All in all, I came to feel dubious, after looking at Carpathian-Ukraine, about the imminence of the Great Ukrainian coup, under German leadership.  Carpathian-Ukraine did not seem to me a good basis either for major military or for major political operations.

Only a few score people, in the little Government and administration, feel Ukrainian and pine for the Great Ukrainian state.  The real Ukrainians, the potential Ukrainian nation, live under Polish and Russian rule, and how are you to get at them, without war?  After Munich, Poland and Russia seemed to be moving together, against this threat, but after that again came Franco's progress in Spain, and suddenly you found Colonel Beck, the Polish Foreign Minister, at Berchtesgaden, and Herr von Ribbentrop, the German Foreign Minister, in Warsaw, and it looked to me very much as if Germany found the prospects in the West and in the Mediterranean improving so much that she was turning her eyes in that direction and shelving the Ukrainian project for the present, as if she were telling Poland, 'Now, just behave well if anything explodes in Western Europe and nothing will happen to you'.

The only signs of the Great Ukrainian movement that I could find in Chust were the German-backed Government, headed by a cleric, Mgr.

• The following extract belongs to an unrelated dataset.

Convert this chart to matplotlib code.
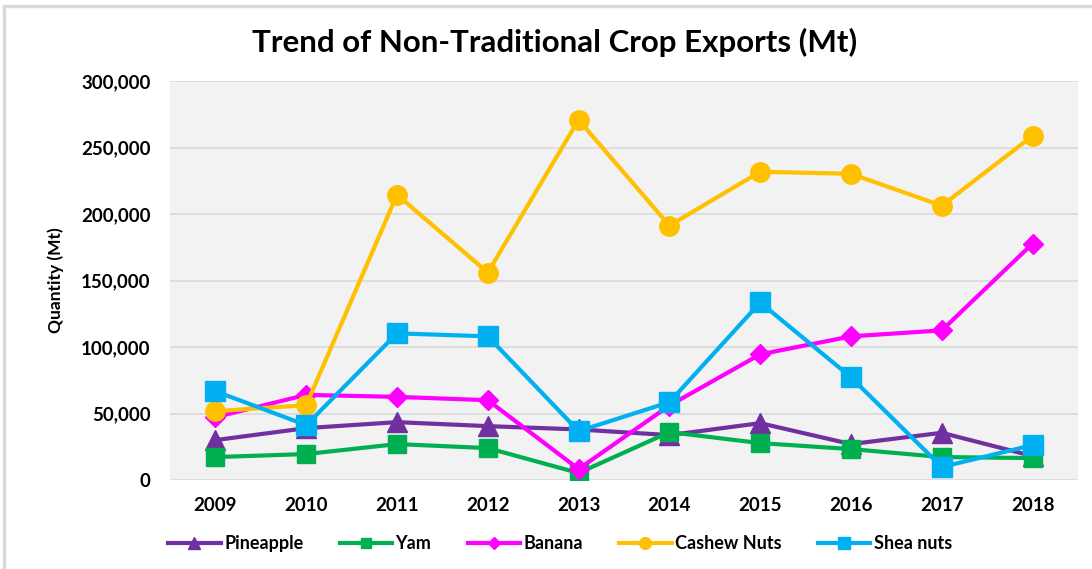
import matplotlib.pyplot as plt
import matplotlib.patches as patches
from matplotlib.ticker import FuncFormatter

years = ['2009', '2010', '2011', '2012', '2013', '2014', '2015', '2016', '2017', '2018']
pineapple = [30000, 39000, 43500, 40500, 38000, 33750, 42750, 27000, 35500, 18000]
yam = [17250, 19500, 27000, 24000, 5250, 36000, 27750, 23250, 17250, 16500]
banana = [47250, 64000, 62500, 60000, 8250, 56000, 94500, 108000, 112500, 177750]
cashew = [51750, 56250, 214500, 156000, 270750, 191250, 231750, 230250, 206250, 258750]
shea = [66750, 41250, 110250, 108000, 36750, 58500, 133500, 77250, 9750, 26250]

plt.rcParams['font.family'] = ['Lato', 'DejaVu Sans']

fig = plt.figure(figsize=(10.92, 5.69), dpi=100)
ax = fig.add_axes([170/1092, 1-480/569, 908/1092, 399/569])
ax.set_facecolor('#F2F2F2')

x = range(len(years))
ax.plot(x, pineapple, color='#7030A0', lw=3, marker='^', ms=14, label='Pineapple', zorder=3)
ax.plot(x, yam, color='#00B050', lw=3, marker='s', ms=13, label='Yam', zorder=3)
ax.plot(x, banana, color='#FF00FF', lw=3, marker='D', ms=10, label='Banana', zorder=3)
ax.plot(x, cashew, color='#FFC000', lw=3, marker='o', ms=14, label='Cashew Nuts', zorder=3)
ax.plot(x, shea, color='#00B0F0', lw=3, marker='s', ms=14, label='Shea nuts', zorder=3)

ax.set_xlim(-0.5, 9.5)
ax.set_ylim(0, 300000)
ax.set_yticks(range(0, 300001, 50000))
ax.yaxis.set_major_formatter(FuncFormatter(lambda v, p: f'{int(v):,}'))
ax.set_xticks(list(x))
ax.set_xticklabels(years)
ax.grid(axis='y', color='#D9D9D9', lw=1.2)
ax.set_axisbelow(True)
for s in ax.spines.values():
    s.set_visible(False)
ax.tick_params(length=0, labelsize=13.5, pad=12)
for lab in ax.get_xticklabels() + ax.get_yticklabels():
    lab.set_fontweight('bold')
ax.tick_params(axis='y', pad=14)

ax.set_ylabel('Quantity (Mt)', fontsize=12.5, fontweight='bold', labelpad=12)
fig.text(0.508, 0.925, 'Trend of Non-Traditional Crop Exports (Mt)', ha='center', va='center',
         fontsize=22.5, fontweight='bold')

fig.legend(loc='center', bbox_to_anchor=(0.513, 0.045), ncol=5, frameon=False,
           prop={'weight': 'bold', 'size': 13}, markerscale=0.6, handlelength=2.9,
           handletextpad=0.2, columnspacing=2.0)

fig.patches.append(patches.Rectangle((4/1092, -0.1), 1.2, 1.1-6/569, transform=fig.transFigure,
                                     fill=False, edgecolor='#D9D9D9', lw=2.5))

fig.savefig('out.png', dpi=100)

Voloshin, and his one Minister, M. Revay, who both count as Ukrainians, and the Ukrainian Storm Troops, the Karpatska Sitch, of whom I saw a few here and there in their grey-green uniforms.  A German officer or two had passed that way, a German geologist or two, a German road-surveyor or two.  But on the whole, the signs were that Germany was not signalling full-steam-ahead in the Ukraine, for the present.

The Great Ukrainian iron is a good one to have in the fire, and with the creation of this little state the iron is there, ready for use one day.  But I fancy the fire will need a good deal of stoking, the iron a good deal of heating.  In any case, one Great Power, Russia, and one almost Great Power, Poland, are involved, and I cannot see how Germany can for the present get over that.

For the moment, Hungary and Rumania seem to offer less certain prospects of resistance to German expansionism, I thought, after looking at Carpathian-Ukraine.  So I burned the remains of my Christmas tree in the little iron stove, packed my bags, and boarded the ancient bus again.  (Douglas Reed, Disgrace Abounding, Jonathan Cape, London, 1939.)